We started out the ride in an incredibly disorganized mass pace-line. Billy sorted us out before long into smaller, more functional pace-line groups. After about half an hour, Clare’s group caught us. At that point Jason, Clare, Joey, and I decided to go catch the front group. As soon as we caught them, we hit a slight incline, and I got dropped. I did manage to hang on to Kaity and Clare, and we grouped up with Dan and George. As we passed stretches of desert and sandstone walls bordering the road, I tried to identify the spot where Clare and I crashed last year. A few stretches in particular looked familiar, but I couldn’t say with certainty which patch of road I haplessly slid across at last year’s team camp. Oh well.
We had a good number of people at the turn around, enough for a solid team picture. Our group turned around within view of the Salton Sea. We passed up on the sketchy cobblestone-like road that would’ve taken us closer. The ride back was not too eventful. We stopped for water, Dan pulled for a long time, and then we went back over the rolling hills. Clare made a heroic pull downhill. And then we hit the endless flat road. Nothing but desert on either side, nothing but never-ending asphalt ahead. I tried to stay positive by thinking of the wonderful breakfast burrito I would eat at the end of the ride.
After we got back to camp Billy gave a lecture on how to change tires and clean a bike chain, important skills for any cyclist. Amanda, our newest recruit from the cross country team, thought the color of a bike chain was supposed to be black before cleaning her bike and discovering that it was silver. Even though I was tired from the morning ride, I couldn’t resist a short sunset run with Sinead, Kaitlyn, and Clare. I’ll always be a distance runner at heart.
In the evening, a group of us went to a sit-down Mexican restaurant instead of our standard cheap Mexican restaurant. The food was good, although I felt guilty for cheating on the place that had fed me such a wonderful breakfast burrito just hours before. Then we returned to camp and hung out with everyone around the campfire. Each of us gave a shout out to someone who stood out during camp. My favorite by far was Jason’s shout out to Imperial Country for maintaining their roads (Imperial County does not maintain their roads very well, from a cyclist’s perspective).
Sunday of camp is the day that the team normally bikes up Montezuma, an 11-mile hill that probably makes you feel like a champion when you finally reach the top. I wouldn’t know, I’ve never climbed it. So I was initially a little bitter when the team was going all the way out to Anza Borrego without climbing Montezuma. My opinion changed with the weather. With the high wind advisories on Sunday, I was very, very happy not to be biking up (or down) that hill.

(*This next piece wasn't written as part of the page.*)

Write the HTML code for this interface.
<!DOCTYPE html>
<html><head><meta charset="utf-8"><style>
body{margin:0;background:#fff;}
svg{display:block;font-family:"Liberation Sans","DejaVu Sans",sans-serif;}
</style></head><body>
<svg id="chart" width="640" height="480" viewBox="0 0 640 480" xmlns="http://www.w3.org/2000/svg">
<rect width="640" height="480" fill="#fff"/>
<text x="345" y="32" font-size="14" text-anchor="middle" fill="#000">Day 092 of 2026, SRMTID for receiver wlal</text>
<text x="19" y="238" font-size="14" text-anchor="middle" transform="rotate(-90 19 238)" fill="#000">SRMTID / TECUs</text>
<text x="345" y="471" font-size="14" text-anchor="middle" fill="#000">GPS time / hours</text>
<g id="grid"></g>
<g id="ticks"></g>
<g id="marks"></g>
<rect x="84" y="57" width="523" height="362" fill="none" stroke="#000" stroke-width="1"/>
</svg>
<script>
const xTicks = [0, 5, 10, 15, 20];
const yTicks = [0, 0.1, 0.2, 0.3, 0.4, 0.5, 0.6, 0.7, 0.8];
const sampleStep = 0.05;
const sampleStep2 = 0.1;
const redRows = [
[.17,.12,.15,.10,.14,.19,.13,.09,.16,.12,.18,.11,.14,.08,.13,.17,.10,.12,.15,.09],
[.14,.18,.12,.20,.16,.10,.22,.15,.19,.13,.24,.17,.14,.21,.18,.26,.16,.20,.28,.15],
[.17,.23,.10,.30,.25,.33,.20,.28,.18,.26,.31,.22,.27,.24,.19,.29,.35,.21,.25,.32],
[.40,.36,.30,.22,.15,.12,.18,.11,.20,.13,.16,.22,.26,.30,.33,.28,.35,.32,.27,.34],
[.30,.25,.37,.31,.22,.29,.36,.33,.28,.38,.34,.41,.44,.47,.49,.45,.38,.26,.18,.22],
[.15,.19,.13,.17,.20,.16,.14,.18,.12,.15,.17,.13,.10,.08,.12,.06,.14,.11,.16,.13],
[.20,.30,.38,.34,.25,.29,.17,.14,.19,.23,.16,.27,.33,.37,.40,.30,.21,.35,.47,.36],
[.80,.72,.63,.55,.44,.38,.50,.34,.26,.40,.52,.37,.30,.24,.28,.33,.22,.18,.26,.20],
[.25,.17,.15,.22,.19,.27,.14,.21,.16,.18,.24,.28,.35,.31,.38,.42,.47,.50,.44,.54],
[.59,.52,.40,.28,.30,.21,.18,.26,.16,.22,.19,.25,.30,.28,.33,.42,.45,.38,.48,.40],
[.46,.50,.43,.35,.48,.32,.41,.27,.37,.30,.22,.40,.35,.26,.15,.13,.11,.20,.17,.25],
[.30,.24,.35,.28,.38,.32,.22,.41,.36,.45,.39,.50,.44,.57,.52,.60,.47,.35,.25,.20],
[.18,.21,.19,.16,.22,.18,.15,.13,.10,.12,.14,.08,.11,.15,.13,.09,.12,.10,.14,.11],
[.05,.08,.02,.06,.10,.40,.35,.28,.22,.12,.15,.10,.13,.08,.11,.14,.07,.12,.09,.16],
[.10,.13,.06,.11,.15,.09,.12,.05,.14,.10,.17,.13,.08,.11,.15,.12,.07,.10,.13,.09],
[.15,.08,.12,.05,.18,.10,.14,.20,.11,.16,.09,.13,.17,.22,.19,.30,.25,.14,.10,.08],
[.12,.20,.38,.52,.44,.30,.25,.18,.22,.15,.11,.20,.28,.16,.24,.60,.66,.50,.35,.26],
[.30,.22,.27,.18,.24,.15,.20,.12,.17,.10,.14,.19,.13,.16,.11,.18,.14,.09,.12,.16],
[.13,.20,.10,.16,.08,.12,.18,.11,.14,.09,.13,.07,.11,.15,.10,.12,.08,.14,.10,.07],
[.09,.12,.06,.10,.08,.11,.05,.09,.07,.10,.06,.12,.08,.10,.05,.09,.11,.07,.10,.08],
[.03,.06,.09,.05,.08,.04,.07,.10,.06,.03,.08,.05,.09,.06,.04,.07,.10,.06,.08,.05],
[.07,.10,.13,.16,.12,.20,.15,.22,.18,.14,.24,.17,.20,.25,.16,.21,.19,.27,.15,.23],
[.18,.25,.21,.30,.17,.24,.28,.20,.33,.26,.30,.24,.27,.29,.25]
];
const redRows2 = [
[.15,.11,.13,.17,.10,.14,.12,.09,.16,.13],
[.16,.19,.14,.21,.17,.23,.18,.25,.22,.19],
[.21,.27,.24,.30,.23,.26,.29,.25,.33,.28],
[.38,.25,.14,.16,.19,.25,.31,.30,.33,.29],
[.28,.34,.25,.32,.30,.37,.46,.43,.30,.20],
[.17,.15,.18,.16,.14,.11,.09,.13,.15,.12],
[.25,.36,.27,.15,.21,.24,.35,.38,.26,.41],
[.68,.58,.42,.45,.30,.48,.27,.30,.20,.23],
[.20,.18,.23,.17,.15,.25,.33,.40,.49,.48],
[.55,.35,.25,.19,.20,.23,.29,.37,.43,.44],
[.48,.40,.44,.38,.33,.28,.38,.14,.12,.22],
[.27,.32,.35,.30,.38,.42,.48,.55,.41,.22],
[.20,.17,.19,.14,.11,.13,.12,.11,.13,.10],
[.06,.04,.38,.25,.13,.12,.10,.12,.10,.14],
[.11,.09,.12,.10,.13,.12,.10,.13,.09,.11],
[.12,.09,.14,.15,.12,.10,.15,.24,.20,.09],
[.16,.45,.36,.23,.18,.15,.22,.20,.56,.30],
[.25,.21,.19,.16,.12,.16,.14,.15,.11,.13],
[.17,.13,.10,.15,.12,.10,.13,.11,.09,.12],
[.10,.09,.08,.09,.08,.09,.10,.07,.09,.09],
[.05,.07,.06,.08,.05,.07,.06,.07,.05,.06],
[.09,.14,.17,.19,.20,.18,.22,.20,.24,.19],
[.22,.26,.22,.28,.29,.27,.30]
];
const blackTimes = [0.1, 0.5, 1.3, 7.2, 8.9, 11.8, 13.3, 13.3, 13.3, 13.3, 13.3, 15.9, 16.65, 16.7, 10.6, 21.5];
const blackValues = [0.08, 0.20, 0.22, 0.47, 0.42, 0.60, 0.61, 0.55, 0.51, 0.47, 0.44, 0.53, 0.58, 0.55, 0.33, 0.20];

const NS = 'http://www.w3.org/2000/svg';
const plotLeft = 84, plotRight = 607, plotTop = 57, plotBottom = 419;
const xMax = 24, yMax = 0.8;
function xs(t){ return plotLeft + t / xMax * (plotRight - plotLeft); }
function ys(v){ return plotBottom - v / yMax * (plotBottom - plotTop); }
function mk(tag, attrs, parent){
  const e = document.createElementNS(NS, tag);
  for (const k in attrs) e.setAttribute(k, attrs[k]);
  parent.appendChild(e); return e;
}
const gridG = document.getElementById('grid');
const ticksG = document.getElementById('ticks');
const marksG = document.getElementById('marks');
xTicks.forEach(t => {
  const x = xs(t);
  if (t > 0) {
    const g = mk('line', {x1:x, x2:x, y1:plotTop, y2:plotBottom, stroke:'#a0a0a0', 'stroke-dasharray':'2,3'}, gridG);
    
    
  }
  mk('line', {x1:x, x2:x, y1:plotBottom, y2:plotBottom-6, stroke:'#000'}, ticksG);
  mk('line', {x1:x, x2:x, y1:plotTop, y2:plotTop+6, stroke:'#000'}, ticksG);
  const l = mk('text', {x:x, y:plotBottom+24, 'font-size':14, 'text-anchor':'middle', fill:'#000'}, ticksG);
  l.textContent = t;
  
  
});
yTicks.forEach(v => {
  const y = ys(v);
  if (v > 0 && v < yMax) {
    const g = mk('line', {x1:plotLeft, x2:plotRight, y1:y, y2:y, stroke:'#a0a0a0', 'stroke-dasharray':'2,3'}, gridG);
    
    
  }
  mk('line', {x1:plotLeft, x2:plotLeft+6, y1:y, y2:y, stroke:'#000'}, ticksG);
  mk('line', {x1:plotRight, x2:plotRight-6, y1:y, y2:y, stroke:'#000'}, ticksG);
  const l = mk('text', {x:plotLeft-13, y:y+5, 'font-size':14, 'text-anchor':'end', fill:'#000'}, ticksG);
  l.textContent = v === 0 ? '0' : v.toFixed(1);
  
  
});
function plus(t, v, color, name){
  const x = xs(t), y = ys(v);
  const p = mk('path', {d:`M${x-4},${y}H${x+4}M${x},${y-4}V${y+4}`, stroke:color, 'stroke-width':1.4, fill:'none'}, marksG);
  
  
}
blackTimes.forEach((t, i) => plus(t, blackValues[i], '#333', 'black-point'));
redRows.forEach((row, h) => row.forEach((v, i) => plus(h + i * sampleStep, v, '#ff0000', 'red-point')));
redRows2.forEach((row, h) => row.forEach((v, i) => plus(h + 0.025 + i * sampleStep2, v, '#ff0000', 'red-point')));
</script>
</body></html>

The Sunday ride was a series of loops and out-and-backs, including Yaqui Pass. I was in a pace-line with the faster guys until the bottom of the climb, when they decisively dropped me. It was a very gradual climb, not too difficult. I did notice the wind, but it was not enough to make me cautious about descending. I re-grouped with some people at the top of the hill and started the descent with Clare and Kaity. Clare yelled to be careful on the turn ahead as Kaity and I zipped by her. Why so cautious, Clare? I thought. I found out why about fifteen seconds later. Coming around the turn, we hit a strong gust of wind. I yelled some expletives of about four letters in length as I struggled to balance my oscillating bike. We both slowed and took the rest of the descent with more caution.
We re-grouped at the base of the hill. The road was rough, with large rocks and cracks. Eventually, to the relief of everyone, we hit a recently paved road. Unfortunately that only lasted for a couple miles. We hit the turn-around point, got water from Marcel, and then we were back on the crappy road. I had another close call with crashing when my back wheel hit a rock. My water bottles were knocked free from their cages, but I managed to stay upright. A quick check for flat tires and retrieval of a water bottle, and we were off again. We decided as a group not to go up Yaqui Pass a second time. No point trying to cheat death twice.
Further along the road, the fast group of guys passed us. In a spontaneous decision, I left my own group to jump on their wheel. From there, it was a lot of pain, and a lot of drafting to Christmas Tree Circle.
All in all, this weekend was a very successful bike camp. Our freshmen and new people really stood out – we had so many new cyclists, but not one crash.